Seems many of the companies laying off are on the same page.
13% used to be the magical number. Now, it’s somewhere between 5 and 7%.
That’s the number of people getting laid off from companies, and it’s a disturbingly similar figure from company to company.
As HR Brew recently rounded up, here are a handful of companies who’ve laid off in this range in the last few months: PayPal, Microsoft, Amazon, Google, Spotify, Vox, DotDash and HarperCollins are just a few. In the mix: tech, fintech, media and good old-fashioned publishing. They all have one thing in common: they’re trimming the workforce to cut corners.
Goldman Sachs chief economist Jan Hatzius observed in a recent client note “ We find that three characteristics are common to many of these companies. First, many are in the tech sector. Second, many hired aggressively during the pandemic – on average headcount grew 41% – due to over extrapolation of pandemic related trends.
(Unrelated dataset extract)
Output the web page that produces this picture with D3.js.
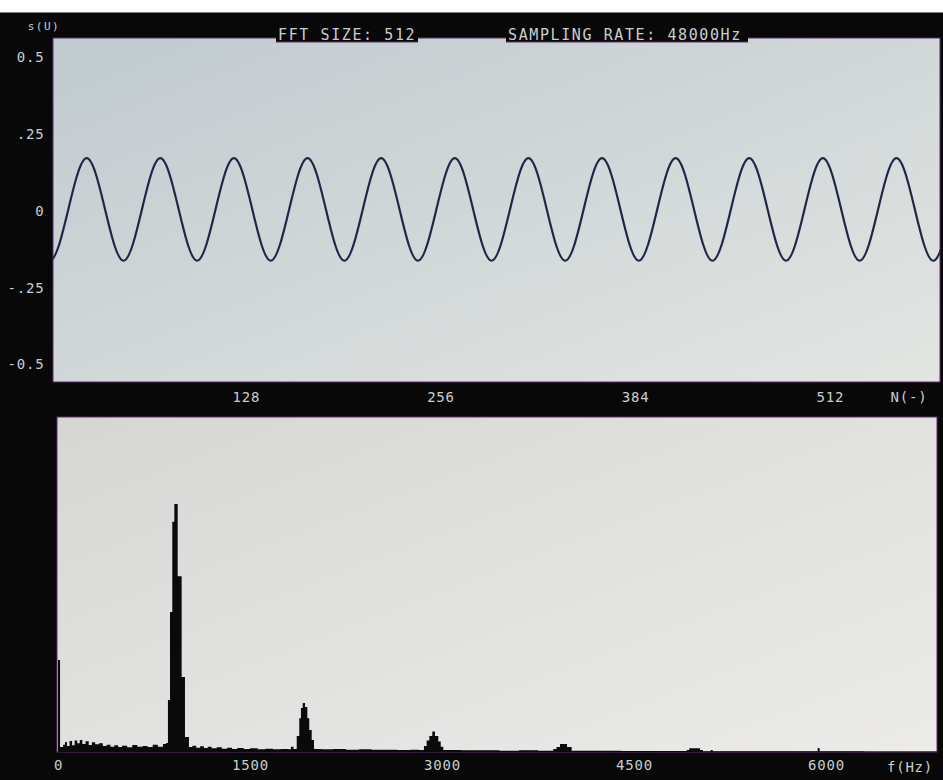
<!DOCTYPE html>
<html>
<head>
<meta charset="utf-8">
<script src="https://cdn.jsdelivr.net/npm/d3@7"></script>
<style>
  html, body { margin: 0; padding: 0; background: #080808; }
  svg { display: block; }
  text { font-family: "DejaVu Sans Mono", monospace; fill: #c9ced1; }
</style>
</head>
<body>
<div id="scope"></div>
<script>
// signal samples (peaks, zero crossings, troughs)
const waveN = [-12.9, -0.8, 11.3, 23.4, 35.5, 47.6, 59.7, 71.8, 83.9, 96.0, 108.1, 120.2, 132.3,
    144.4, 156.5, 168.6, 180.7, 192.8, 204.9, 217.0, 229.1, 241.2, 253.3, 265.4, 277.5,
    289.6, 301.7, 313.8, 325.9, 338.0, 350.1, 362.2, 374.3, 386.4, 398.5, 410.6, 422.7,
    434.8, 446.9, 459.0, 471.1, 483.2, 495.3, 507.4, 519.5, 531.6, 543.7, 555.8, 567.9,
    580.0, 592.1];
const waveV = [0.005, -0.162, 0.005, 0.172, 0.005, -0.162, 0.005, 0.172, 0.005, -0.162, 0.005, 0.172, 0.005,
    -0.162, 0.005, 0.172, 0.005, -0.162, 0.005, 0.172, 0.005, -0.162, 0.005, 0.172, 0.005,
    -0.162, 0.005, 0.172, 0.005, -0.162, 0.005, 0.172, 0.005, -0.162, 0.005, 0.172, 0.005,
    -0.162, 0.005, 0.172, 0.005, -0.162, 0.005, 0.172, 0.005, -0.162, 0.005, 0.172, 0.005,
    -0.162, 0.005];

// spectrum steps: start frequency (Hz) and relative magnitude (% of panel height)
const specF = [0, 16, 40, 55, 70, 90, 110, 130, 150, 170, 190, 215, 240, 265, 290, 320, 350, 380,
    410, 440, 470, 500, 540, 580, 620, 660, 700, 740, 780, 820,
    844, 859, 875, 893, 909, 935, 966, 992, 1023,
    1050, 1080, 1110, 1140, 1170, 1200, 1240, 1280, 1320, 1360, 1400, 1450, 1500, 1560, 1620,
    1680, 1740, 1800, 1820, 1840,
    1865, 1885, 1898, 1912, 1930, 1948, 1963, 1982, 2000,
    2060, 2150, 2250, 2350, 2450, 2550, 2650, 2750, 2820,
    2859, 2880, 2901, 2924, 2945, 2971, 2990, 3010,
    3150, 3300, 3450, 3600, 3750,
    3869, 3895, 3922, 3953, 3977, 4013,
    4200, 4400, 4600, 4800,
    4912, 4932, 4992, 5016, 5039, 5100, 5115, 5300, 5600, 5930, 5935, 5950, 6300, 6900];
const specM = [27.5, 1.5, 2.2, 3.0, 1.8, 3.3, 2.0, 3.4, 2.6, 3.6, 2.4, 3.2, 2.1, 2.9, 2.3, 2.6, 1.8, 2.2,
    1.6, 2.0, 1.5, 1.9, 1.4, 2.1, 1.6, 1.8, 1.5, 2.2, 1.6, 2.4,
    2.7, 15.5, 41.8, 68.7, 74.0, 52.5, 22.4, 4.5, 1.5,
    1.9, 1.3, 1.7, 1.2, 1.6, 1.1, 1.4, 1.0, 1.3, 0.9, 1.2, 0.9, 1.1, 0.8, 1.0,
    0.8, 0.9, 0.8, 1.6, 0.9,
    4.8, 10.1, 13.1, 14.6, 13.4, 10.1, 6.6, 3.6, 0.9,
    0.8, 0.9, 0.7, 0.8, 0.7, 0.7, 0.6, 0.7, 0.6,
    1.8, 3.4, 4.8, 6.1, 4.8, 3.1, 1.6, 0.6,
    0.5, 0.5, 0.4, 0.5, 0.4,
    0.9, 1.5, 2.4, 2.4, 1.5, 0.4,
    0.35, 0.3, 0.3, 0.3,
    0.6, 1.1, 1.1, 0.6, 0.25, 0.6, 0.25, 0.2, 0.2, 0.2, 1.2, 0.2, 0.15, 0.15];

const ampTicks = [-0.5, -0.25, 0, 0.25, 0.5];
const ampLabels = ["-0.5", "-.25", "0", ".25", "0.5"];
const sampleTicks = [128, 256, 384, 512];
const freqTicks = [0, 1500, 3000, 4500, 6000];

const width = 943, height = 780;
const top1 = {x0: 53, x1: 940, y0: 38, y1: 382};
const bot1 = {x0: 57, x1: 937, y0: 417, y1: 752};

let svg = d3.select("#scope")
    .append("svg")
    .attr("width", width)
    .attr("height", height);

let defs = svg.append("defs");
function grad(id, c0, c1) {
    let g = defs.append("linearGradient").attr("id", id)
        .attr("x1", "0%").attr("y1", "0%").attr("x2", "100%").attr("y2", "100%");
    g.append("stop").attr("offset", "0%").attr("stop-color", c0);
    g.append("stop").attr("offset", "100%").attr("stop-color", c1);
}
grad("g1", "#c0cacf", "#e3e5e2");
grad("g2", "#d6d7d5", "#ecebe9");

defs.append("clipPath").attr("id", "clip1").append("rect")
    .attr("x", top1.x0).attr("y", top1.y0)
    .attr("width", top1.x1 - top1.x0).attr("height", top1.y1 - top1.y0);
defs.append("clipPath").attr("id", "clip2").append("rect")
    .attr("x", bot1.x0).attr("y", bot1.y0)
    .attr("width", bot1.x1 - bot1.x0).attr("height", bot1.y1 - bot1.y0);

svg.append("rect").attr("width", width).attr("height", height).attr("fill", "#080808");
svg.append("rect").attr("width", width).attr("height", 12.5).attr("fill", "#ffffff");

// panels
svg.append("rect")
    .attr("x", top1.x0).attr("y", top1.y0)
    .attr("width", top1.x1 - top1.x0).attr("height", top1.y1 - top1.y0)
    .attr("fill", "url(#g1)")
    .attr("stroke", "#5d2f69").attr("stroke-width", 1);
svg.append("rect")
    .attr("x", bot1.x0).attr("y", bot1.y0)
    .attr("width", bot1.x1 - bot1.x0).attr("height", bot1.y1 - bot1.y0)
    .attr("fill", "url(#g2)")
    .attr("stroke", "#5d2f69").attr("stroke-width", 1);

// scales
let xN = d3.scaleLinear().domain([0, 512]).range([51.1, 51.1 + 1.521 * 512]);
let yV = d3.scaleLinear().domain([-0.5, 0.5]).range([364.5, 57.5]);
let xF = d3.scaleLinear().domain([0, 6000]).range([58, 826]);
let yM = d3.scaleLinear().domain([0, 100]).range([bot1.y1, bot1.y1 - 335]);

// waveform
let wave = waveN.map(function(n, i) { return [n, waveV[i]]; });
svg.append("path")
    .datum(wave)
    .attr("clip-path", "url(#clip1)")
    .attr("fill", "none")
    .attr("stroke", "#1d2747")
    .attr("stroke-width", 2.2)
    .attr("d", d3.line()
        .curve(d3.curveNatural)
        .x(function(d) { return xN(d[0]); })
        .y(function(d) { return yV(d[1]); })
    );

// spectrum
let spec = specF.map(function(f, i) { return [f, specM[i]]; });
svg.append("path")
    .datum(spec)
    .attr("clip-path", "url(#clip2)")
    .attr("fill", "#0a0a0a")
    .attr("d", d3.area()
        .curve(d3.curveStepAfter)
        .x(function(d) { return xF(d[0]); })
        .y0(bot1.y1 + 2)
        .y1(function(d) { return yM(d[1]); })
    );

// axes
let ampAxis = svg.append("g")
    .attr("transform", `translate(${top1.x0 - 0.5}, 0)`)
    .call(d3.axisLeft(yV).tickValues(ampTicks).tickSize(0).tickPadding(8)
        .tickFormat(function(d, i) { return ampLabels[i]; }));

let nAxis = svg.append("g")
    .attr("transform", `translate(0, ${top1.y1})`)
    .call(d3.axisBottom(xN).tickValues(sampleTicks).tickSize(0).tickPadding(10)
        .tickFormat(d3.format("d")));

let fAxis = svg.append("g")
    .attr("transform", `translate(0, ${bot1.y1})`)
    .call(d3.axisBottom(xF).tickValues(freqTicks).tickSize(0).tickPadding(8)
        .tickFormat(d3.format("d")));

[ampAxis, nAxis, fAxis].forEach(function(a) {
    a.select(".domain").remove();
    a.selectAll("text")
        .attr("fill", "#c9ced1")
        .style("font-family", "DejaVu Sans Mono, monospace")
        .style("font-size", "14px")
        .style("letter-spacing", "0.8px");
});

// unit labels
svg.append("text")
    .attr("x", 44).attr("y", 30)
    .attr("text-anchor", "middle")
    .style("font-size", "11px")
    .style("letter-spacing", "1.5px")
    .attr("fill", "#8d9397")
    .text("s(U)");

svg.append("text")
    .attr("x", 909).attr("y", 402)
    .attr("text-anchor", "middle")
    .style("font-size", "14px")
    .style("letter-spacing", "0.8px")
    .text("N(-)");

svg.append("text")
    .attr("x", 910).attr("y", 772)
    .attr("text-anchor", "middle")
    .style("font-size", "14px")
    .style("letter-spacing", "0.8px")
    .text("f(Hz)");

// header boxes
function header(x, w, label) {
    svg.append("rect")
        .attr("x", x).attr("y", 14).attr("width", w).attr("height", 28)
        .attr("fill", "#080808");
    svg.append("line")
        .attr("x1", x).attr("x2", x + w).attr("y1", 42).attr("y2", 42)
        .attr("stroke", "#5d2f69").attr("stroke-width", 1);
    svg.append("text")
        .attr("x", x + 2).attr("y", 40)
        .style("font-size", "15px")
        .style("letter-spacing", "1.6px")
        .attr("fill", "#aab3ba")
        .text(label);
}
header(276, 142, "FFT SIZE: 512");
header(506, 242, "SAMPLING RATE: 48000Hz");
</script>
</body>
</html>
Third, they have seen sharper decline in stock prices which have fallen 43% from their peaks on average, and in some cases seem to be in response to investor demand to cut costs by shrinking workforces rather than to a worsening in the demand outlook.”
Dan Kaplan of Korn Ferry calls this “a surgical approach” to layoffs, and it reflects a particular trend: companies may be angling to get leaner (or bolster stock prices) but not so lean that they struggle to staff back up when the market inevitably requires it.
As a recruiter for 25+ years, I have seen a number of layoff trends come and go. This cycle too, shall pass.